Never a dull moment at ATLAS. On tuesday, in the midst of our usual action-packed combined detector running and the final last-minute installations, the Chancellor of Germany, Angela Merkel came for a visit and tour.
Now, on a normal day, the control room is immaculate, as I have noted before. But I didn’t realize until Tuesday that there can be another level of clean which is beyond immaculate. The morning before her visit, there were more people cleaning in the control room and the downstairs counting rooms than there are physicists on ATLAS. And hours before she arrived, there were photographers everywhere.

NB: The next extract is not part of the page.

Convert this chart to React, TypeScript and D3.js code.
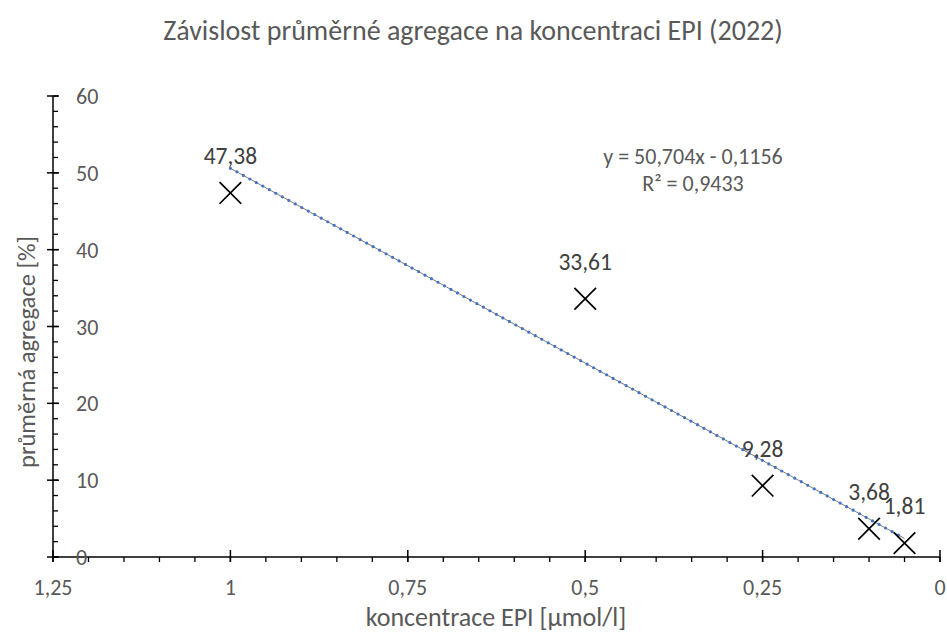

I felt almost famous with all the flashing lights.
Just by looking around the control room, you could tell something was up though. (I mean besides the battalion of cleaners and photographers or the fact that the parking lot around the surface building had been completely barricaded off for days beforehand, or that all the furniture in the meeting room adjacent to the control room had been gutted and replaced with very expensive chairs, nice glasses and imported bottles of water, or the podium with microphones constructed outside for any impromptu speeches, or the little red carpet set-up on the stairs leading to the control room). Smaller details were noticeable. Such as the level of dress was just a little higher. Not a lot. Just a little. For example instead of old, torn faded jeans, the jeans were slightly newer on average. Instead of having their cell phones at the ready, most people were equipped with an easily accessible digital camera. And of course the proportion of Germans to the total control room population was much higher than usual.
Her visit to CERN is of specific interest not only because Germany contributes a large amount of funding to CERN but also because she is a physicist by training. So we were all very excited to show off our detector to a fellow enthusiast. And the fact that she is the most powerful political woman in the world was more like a footnote.
When she came into the control room, she was standing right in front of my desk, listening to Peter Jenni (our illustrious ATLAS spokesperson) give an overview of the detector. Unfortunately at that very moment, I was having extreme frustrations configuring Tile Cal for some tests we were doing. I tried my best to keep my frantic hand gestures and exasperated muttering at the computer screen to a minimum. But I suppose the occasional cursing physicist adds to the realism of the tour.
Of course immediately after she left the control room to tour the detector, we all had to sneak outside to check out her motorcade (because who doesn’t love a good motorcade). It was very fun to be able to see her. But then it was back to work as usual.